● **Work to do**
The data below needs to be returned exactly, line for line.

══ Given information

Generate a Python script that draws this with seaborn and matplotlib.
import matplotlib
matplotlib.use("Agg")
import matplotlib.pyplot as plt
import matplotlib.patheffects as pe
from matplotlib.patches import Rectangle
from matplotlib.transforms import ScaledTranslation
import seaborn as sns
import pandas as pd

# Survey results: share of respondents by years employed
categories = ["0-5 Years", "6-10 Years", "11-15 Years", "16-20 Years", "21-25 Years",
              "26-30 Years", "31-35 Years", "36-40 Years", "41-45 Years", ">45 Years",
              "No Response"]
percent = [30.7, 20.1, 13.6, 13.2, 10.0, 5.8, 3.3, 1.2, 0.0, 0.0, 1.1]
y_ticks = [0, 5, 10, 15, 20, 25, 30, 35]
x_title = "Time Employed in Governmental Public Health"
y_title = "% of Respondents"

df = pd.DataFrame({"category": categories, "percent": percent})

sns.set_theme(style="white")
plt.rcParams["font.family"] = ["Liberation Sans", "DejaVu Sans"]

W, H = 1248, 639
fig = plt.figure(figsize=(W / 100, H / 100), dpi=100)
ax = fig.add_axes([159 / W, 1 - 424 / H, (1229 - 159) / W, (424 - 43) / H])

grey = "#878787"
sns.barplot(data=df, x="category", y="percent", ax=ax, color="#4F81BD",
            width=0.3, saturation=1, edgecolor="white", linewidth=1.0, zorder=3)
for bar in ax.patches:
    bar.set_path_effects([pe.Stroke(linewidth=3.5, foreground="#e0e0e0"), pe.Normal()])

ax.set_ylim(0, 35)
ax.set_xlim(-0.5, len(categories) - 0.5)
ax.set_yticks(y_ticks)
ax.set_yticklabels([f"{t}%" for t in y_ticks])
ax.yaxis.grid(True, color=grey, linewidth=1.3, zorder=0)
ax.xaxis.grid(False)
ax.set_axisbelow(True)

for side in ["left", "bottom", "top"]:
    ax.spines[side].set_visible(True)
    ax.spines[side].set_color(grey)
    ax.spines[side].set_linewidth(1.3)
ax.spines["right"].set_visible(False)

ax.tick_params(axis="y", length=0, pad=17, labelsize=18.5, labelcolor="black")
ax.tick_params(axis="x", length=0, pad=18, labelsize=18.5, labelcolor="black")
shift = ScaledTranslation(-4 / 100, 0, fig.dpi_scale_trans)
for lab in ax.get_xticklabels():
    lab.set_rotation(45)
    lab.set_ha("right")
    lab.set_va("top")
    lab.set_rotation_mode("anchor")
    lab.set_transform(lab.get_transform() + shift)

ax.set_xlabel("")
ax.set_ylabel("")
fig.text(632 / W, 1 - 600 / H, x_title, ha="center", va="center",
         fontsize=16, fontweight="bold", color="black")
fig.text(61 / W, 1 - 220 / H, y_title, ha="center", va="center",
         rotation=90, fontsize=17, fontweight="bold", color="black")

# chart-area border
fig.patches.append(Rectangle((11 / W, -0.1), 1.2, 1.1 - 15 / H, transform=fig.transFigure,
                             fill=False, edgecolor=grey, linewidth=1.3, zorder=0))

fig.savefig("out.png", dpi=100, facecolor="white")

════

● **Written solution**
Generate a Python script that draws this with seaborn and matplotlib.
import matplotlib
matplotlib.use("Agg")
import matplotlib.pyplot as plt
import matplotlib.patheffects as pe
from matplotlib.patches import Rectangle
from matplotlib.transforms import ScaledTranslation
import seaborn as sns
import pandas as pd

# Survey results: share of respondents by years employed
categories = ["0-5 Years", "6-10 Years", "11-15 Years", "16-20 Years", "21-25 Years",
              "26-30 Years", "31-35 Years", "36-40 Years", "41-45 Years", ">45 Years",
              "No Response"]
percent = [30.7, 20.1, 13.6, 13.2, 10.0, 5.8, 3.3, 1.2, 0.0, 0.0, 1.1]
y_ticks = [0, 5, 10, 15, 20, 25, 30, 35]
x_title = "Time Employed in Governmental Public Health"
y_title = "% of Respondents"

df = pd.DataFrame({"category": categories, "percent": percent})

sns.set_theme(style="white")
plt.rcParams["font.family"] = ["Liberation Sans", "DejaVu Sans"]

W, H = 1248, 639
fig = plt.figure(figsize=(W / 100, H / 100), dpi=100)
ax = fig.add_axes([159 / W, 1 - 424 / H, (1229 - 159) / W, (424 - 43) / H])

grey = "#878787"
sns.barplot(data=df, x="category", y="percent", ax=ax, color="#4F81BD",
            width=0.3, saturation=1, edgecolor="white", linewidth=1.0, zorder=3)
for bar in ax.patches:
    bar.set_path_effects([pe.Stroke(linewidth=3.5, foreground="#e0e0e0"), pe.Normal()])

ax.set_ylim(0, 35)
ax.set_xlim(-0.5, len(categories) - 0.5)
ax.set_yticks(y_ticks)
ax.set_yticklabels([f"{t}%" for t in y_ticks])
ax.yaxis.grid(True, color=grey, linewidth=1.3, zorder=0)
ax.xaxis.grid(False)
ax.set_axisbelow(True)

for side in ["left", "bottom", "top"]:
    ax.spines[side].set_visible(True)
    ax.spines[side].set_color(grey)
    ax.spines[side].set_linewidth(1.3)
ax.spines["right"].set_visible(False)

ax.tick_params(axis="y", length=0, pad=17, labelsize=18.5, labelcolor="black")
ax.tick_params(axis="x", length=0, pad=18, labelsize=18.5, labelcolor="black")
shift = ScaledTranslation(-4 / 100, 0, fig.dpi_scale_trans)
for lab in ax.get_xticklabels():
    lab.set_rotation(45)
    lab.set_ha("right")
    lab.set_va("top")
    lab.set_rotation_mode("anchor")
    lab.set_transform(lab.get_transform() + shift)

ax.set_xlabel("")
ax.set_ylabel("")
fig.text(632 / W, 1 - 600 / H, x_title, ha="center", va="center",
         fontsize=16, fontweight="bold", color="black")
fig.text(61 / W, 1 - 220 / H, y_title, ha="center", va="center",
         rotation=90, fontsize=17, fontweight="bold", color="black")

# chart-area border
fig.patches.append(Rectangle((11 / W, -0.1), 1.2, 1.1 - 15 / H, transform=fig.transFigure,
                             fill=False, edgecolor=grey, linewidth=1.3, zorder=0))

fig.savefig("out.png", dpi=100, facecolor="white")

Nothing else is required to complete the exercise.